I don't think I'll do translations -- so much time required! -- but I do love Briggs's invitation, which makes me want to devote the time to translation, even if I don't actually have it.
I'd forgotten that Brexit is in the background of TLA, or the foreground in the pages for today. What a contrast, the openness of Briggs's invitation to translate, and the closed-off nature of Brexit. Briggs values the contact translation brings, and she always emphasizes the body in translation -- the hands that translate -- and she values how travel facilitates translations. How sad that Brexit can make that contact harder! How sad to look back and see that what she took for granted is under threat. I can feel the sadness and anger, even though Briggs doesn't dwell on it.
Barthes, Session of Jan. 6th: I'm curious about his side note that some people have accused his lecture course of being narcissistic. It doesn't feel that way to me! Yes, he uses his interests and desires -- his fantasy -- to shape what he says, but at least he's upfront about that. I think we all begin with our personal interests and desires, but we aren't always honest about it.
I like what Barthes says about haiku as equivalent to a word, as a fundamental unit, and I'm thinking about his idea of "aeration" -- the space around each haiku, in relation to the way Briggs uses white space. She certainly cares about giving her blocks of text, her units, the space they need to allow the reader to breathe. I wonder how much of her use of white space comes directly from Barthes, and/or from elsewhere. And my eye is drawn to the short sections as I flip through TLA or look to see what it coming up in the next few pages. I find it nearly impossible not to read the short sections that are in the next day's reading.

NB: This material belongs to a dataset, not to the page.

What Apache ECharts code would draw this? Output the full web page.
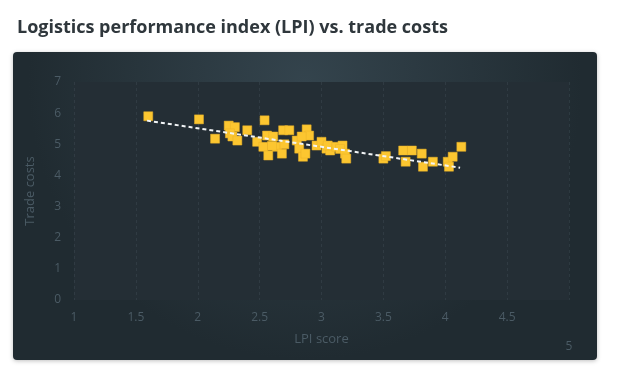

There's SO MUCH in the latest Barthes reading, the Session of January 20th. The weather as an underestimated topic (yes!) -- how talking about the weather can mean such different things depending on who you are talking to.
The weather as a "deficiency of language (of discourse) that is precisely what's at stake in love: the pain at no longer being able to talk about the Weather with the loved one. Seeing the first snow and not being able to tell them, having to keep it to yourself." Always, it seems, Barthes's feelings are near the surface, or they are the surface; I think of the loss of his mother. This passage is beautiful!
How weather operates in haiku: haiku "situates itself on the quietly surprising border between the code (of the season) and the weather (as it's received, spoken, by the subject: a season's precocious awakenings, the languidness of a season drawing to an end." Gorgeous.
Involuntary memory, or satori, which, in Proust, produces extension (length) and in haiku, remains a bud, or a stone in water. It's sound only, not ripples.
One of my favorite passages from this session: "I've nothing to add other than this: anyone who has lost someone dear to them retains a painful memory of the season; the light; the flowers, the smells, the harmony or discrepancy between mourning and the season: how it's possible to suffer in the sun! Bear that in mind as you leaf through travel brochures!" A bit of humor, with deep sadness behind it.
Finally, the thoughts on subjectivity, which is possibly more like "a discontinuous (and yet unabrupt) mutation of sites (cf. Kaleidoscope)" rather than a river, even one that changes constantly. Individuation both strengthens the subject and "undoes, multiplies, pulverizes, and in a sense absents the subject."